Dedication

This blog is dedicated to the amazing staff at the New Canaan Public Library in New Canaan, Connecticut.

Wednesday, January 27, 2010

Evening, by Susan Minot, 1996 * * *

During a 3-day summer weekend on the coast of Maine, where she attended the wedding of her best friend, Ann Grant fell in love. Forty years later — after three marriages and five children — Ann Lord is a patient on the verge of death. Family and friends take vigil at her bedside, and through the haze and confusion of Ann's heavily sedated mind, there are ramblings about unconnected things, which pass in an instant and then quickly dissolve. Only one thing remains sharp in Ann's mind, the man she met during that weekend, a man with whom she fell in love.
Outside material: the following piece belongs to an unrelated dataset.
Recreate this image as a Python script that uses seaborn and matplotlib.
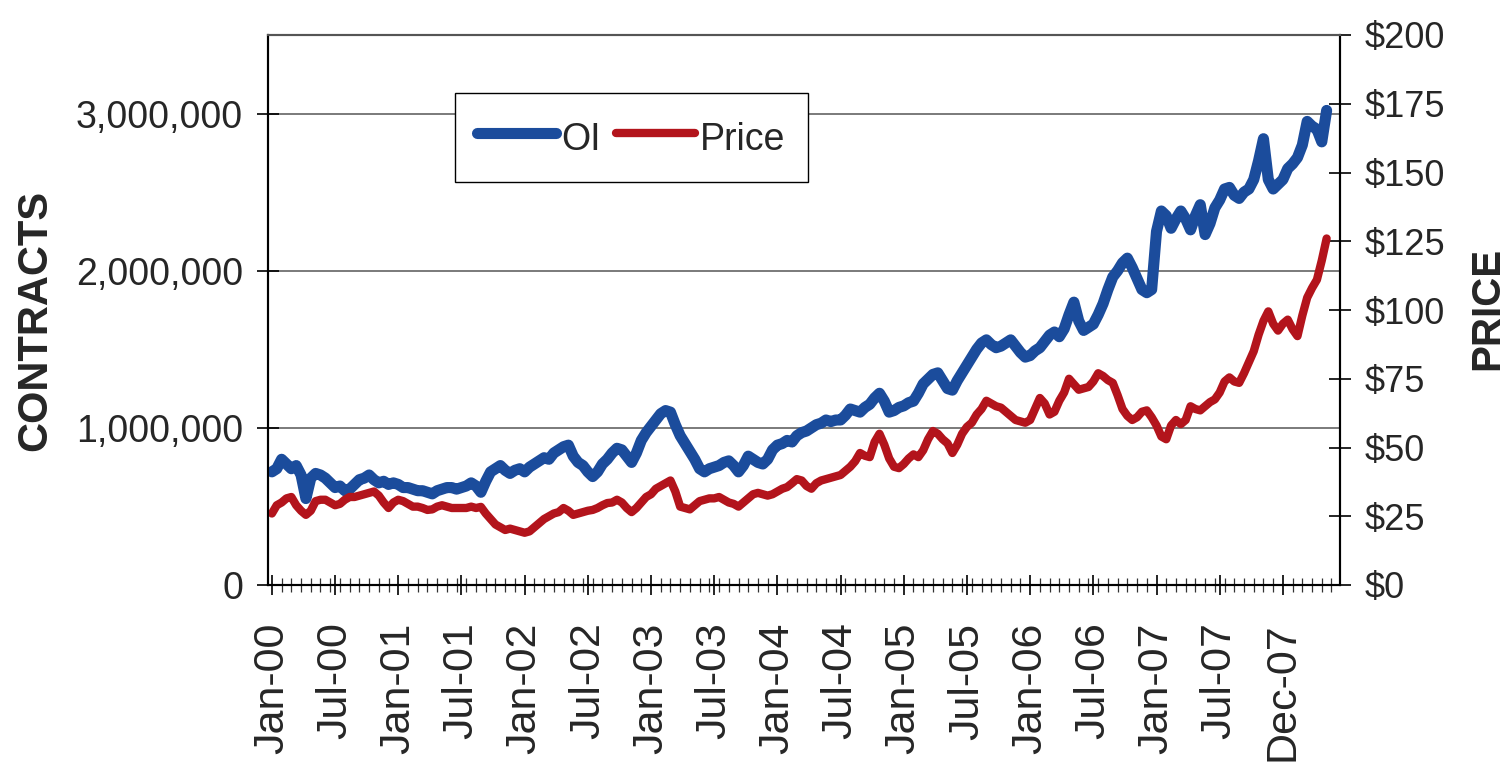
import numpy as np
import pandas as pd
import matplotlib
matplotlib.use("Agg")
import matplotlib.pyplot as plt
from matplotlib.ticker import FuncFormatter, FixedLocator, MultipleLocator
import seaborn as sns

# ---------------- data ----------------
# weekly categories, one value every 2 weeks starting Jan-2000
week_step = 2
oi_thousands = [
    720, 740, 800, 770, 740, 760, 700, 550, 680, 710, 700, 680, 650,
    620, 630, 600, 610, 640, 670, 680, 700, 670, 650, 660, 640, 650,
    640, 620, 620, 610, 600, 600, 590, 580, 600, 610, 620, 620, 610,
    620, 630, 650, 630, 590, 660, 720, 740, 760, 730, 710, 730, 740,
    720, 750, 770, 790, 810, 800, 840, 860, 880, 890, 820, 780, 760,
    720, 690, 720, 770, 800, 840, 870, 860, 820, 780, 840, 920, 970,
    1010, 1050, 1090, 1110, 1100, 1020, 950, 900, 850, 800, 740, 720, 740,
    750, 760, 780, 790, 760, 720, 760, 820, 800, 780, 770, 800, 860,
    890, 900, 920, 910, 950, 970, 980, 1000, 1020, 1030, 1050, 1040, 1050,
    1050, 1080, 1120, 1110, 1100, 1130, 1150, 1190, 1220, 1170, 1100, 1110, 1130,
    1140, 1160, 1170, 1220, 1280, 1310, 1340, 1350, 1300, 1250, 1240, 1300, 1350,
    1400, 1450, 1500, 1540, 1560, 1530, 1510, 1520, 1540, 1560, 1520, 1480, 1450,
    1460, 1490, 1510, 1550, 1590, 1610, 1580, 1630, 1720, 1800, 1680, 1620, 1640,
    1660, 1720, 1790, 1880, 1960, 2000, 2050, 2080, 2020, 1950, 1880, 1860, 1880,
    2250, 2380, 2350, 2270, 2330, 2380, 2330, 2260, 2350, 2420, 2230, 2300, 2400,
    2450, 2520, 2530, 2480, 2460, 2500, 2520, 2580, 2700, 2840, 2580, 2520, 2550,
    2580, 2650, 2680, 2720, 2800, 2950, 2920, 2900, 2820, 3020,
]
price = [
    26, 29, 30, 31.5, 32, 29, 27, 25.5, 27, 30.5, 31, 31, 30,
    29, 29.5, 31, 32, 32, 32.5, 33, 33.5, 34, 32.5, 30, 28, 30,
    31, 30.5, 29.5, 28.5, 28.5, 28, 27.3, 27.5, 28.5, 29, 28.5, 28, 28,
    28, 28, 28.5, 28, 28.4, 26, 24, 22, 21, 20, 20.5, 20, 19.5,
    19, 19.5, 21, 22.5, 24, 25, 26, 26.5, 28, 27, 25.5, 26, 26.5,
    27, 27.3, 28, 29, 29.8, 30, 31, 30, 28, 26.5, 28, 30, 32,
    33, 35, 36, 37, 38, 34, 28.5, 28, 27.5, 29, 30.5, 31, 31.5,
    31.5, 32, 31, 30, 29.5, 28.5, 30, 31.5, 33, 33.5, 33, 32.5, 33,
    34, 35, 35.6, 37, 38.5, 38, 36, 35, 37, 38, 38.5, 39, 39.5,
    40, 41.5, 43, 45, 48, 47, 46.5, 52, 55, 51, 46, 43, 42.5,
    44, 46, 47.5, 46.5, 49, 53, 56, 55, 53, 51.5, 48, 51, 55,
    57.5, 59, 62, 64, 67, 66, 65, 64.5, 63, 61.5, 60, 59.5, 59,
    60, 64, 68, 66, 62, 63, 67, 70, 75, 73, 71, 71.5, 72,
    74, 77, 76, 74.5, 73.5, 69, 64, 61.5, 60, 61, 63, 63.5, 61,
    58, 54, 53, 58, 60, 58.5, 60, 65, 64, 63.5, 65, 66.5, 67.5,
    70, 74, 75.5, 74, 73.5, 77, 81, 85, 91, 96, 99.5, 95, 92.5,
    95, 96.5, 93, 90.5, 98, 104.5, 108, 111, 118, 126,
]
tick_labels = ["Jan-00", "Jul-00", "Jan-01", "Jul-01", "Jan-02", "Jul-02",
               "Jan-03", "Jul-03", "Jan-04", "Jul-04", "Jan-05", "Jul-05",
               "Jan-06", "Jul-06", "Jan-07", "Jul-07", "Dec-07"]
label_every_weeks = 26
series_names = ["OI", "Price"]
left_label = "CONTRACTS"
right_label = "PRICE"

weeks = np.arange(len(oi_thousands)) * week_step
df = pd.DataFrame({"week": weeks,
                   "oi": np.array(oi_thousands) * 1000,
                   "price": price})

# ---------------- style ----------------
sns.set_theme(style="white")
plt.rcParams["font.family"] = ["Liberation Sans", "DejaVu Sans"]

BLUE = "#1B4C9C"
RED = "#B3141C"

fig = plt.figure(figsize=(15.08, 7.73), dpi=100)
ax = fig.add_axes([268 / 1508, 1 - 585 / 773, (1340 - 268) / 1508, (585 - 35) / 773])
ax2 = ax.twinx()

sns.lineplot(data=df, x="week", y="oi", ax=ax, color=BLUE, linewidth=8,
             estimator=None, legend=False)
sns.lineplot(data=df, x="week", y="price", ax=ax2, color=RED, linewidth=6,
             estimator=None, legend=False)

ax.set_xlim(-1.6, 439.5)
ax.set_ylim(0, 3_500_000)
ax2.set_ylim(0, 200)

# x ticks
ax.xaxis.set_major_locator(FixedLocator(np.arange(len(tick_labels)) * label_every_weeks))
ax.set_xticklabels(tick_labels, rotation=90, fontsize=31)
ax.xaxis.set_minor_locator(MultipleLocator(4))
ax.tick_params(axis="x", which="major", direction="inout", length=14, width=1.2,
               color="black", pad=20, bottom=True)
ax.tick_params(axis="x", which="minor", direction="inout", length=10, width=0.9,
               color="#333333", bottom=True)

# left y
ax.yaxis.set_major_locator(FixedLocator([0, 1_000_000, 2_000_000, 3_000_000]))
ax.yaxis.set_major_formatter(FuncFormatter(lambda v, p: f"{v:,.0f}"))
ax.tick_params(axis="y", which="major", direction="inout", length=16, width=1.2,
               color="black", pad=10, left=True, labelsize=27)

# right y
ax2.yaxis.set_major_locator(MultipleLocator(25))
ax2.yaxis.set_major_formatter(FuncFormatter(lambda v, p: f"${v:.0f}"))
ax2.tick_params(axis="y", which="major", direction="inout", length=16, width=1.2,
                color="black", pad=10, right=True, labelsize=26)

ax.set_xlabel("")
ax.set_ylabel("")
ax2.set_ylabel("")
fig.text(35 / 1508, 1 - 320 / 773, left_label, rotation=90, ha="center", va="center",
         fontsize=30, fontweight="bold")
fig.text(1487 / 1508, 1 - 308 / 773, right_label, rotation=90, ha="center", va="center",
         fontsize=29, fontweight="bold")

# grid
ax.grid(False)
ax2.grid(False)
for yv in [1_000_000, 2_000_000, 3_000_000]:
    ax.axhline(yv, color="#7a7a7a", linewidth=1.4, zorder=0)

for a in (ax, ax2):
    for s in ("left", "right", "bottom"):
        a.spines[s].set_color("black")
        a.spines[s].set_linewidth(1.5)
    a.spines["top"].set_color("#555555")
    a.spines["top"].set_linewidth(1.5)

# legend
h1 = plt.Line2D([], [], color=BLUE, linewidth=8, solid_capstyle="round")
h2 = plt.Line2D([], [], color=RED, linewidth=6)
leg = ax2.legend([h1, h2], series_names, loc="upper left",
                 bbox_to_anchor=(0.174, 0.895), ncol=2, frameon=True,
                 fancybox=False, edgecolor="black", framealpha=1,
                 handlelength=2.1, handleheight=1.45, handletextpad=0.15,
                 columnspacing=0.4, borderpad=0.6, borderaxespad=0, fontsize=27)
leg.get_frame().set_linewidth(1.0)

fig.savefig("out.png", dpi=100)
In the surge of hope and possibility that coursed through her at twenty-five, Ann discovers the highest point of her life. Evening is an exploration of time and memory, of love's transcendence and of its failure to transcend. As she careens between lucidity and delirium,  the writing creates an authentic “other world”,  where consciousness slips between reality and dreams. The writing is choppy at times and confusing at others, but a vivid portrait of the final portions of a person’s life and of the memories that are never forgotten is portrayed. This is a book for anyone who remembers the passions of their youth and the wonder of a first love.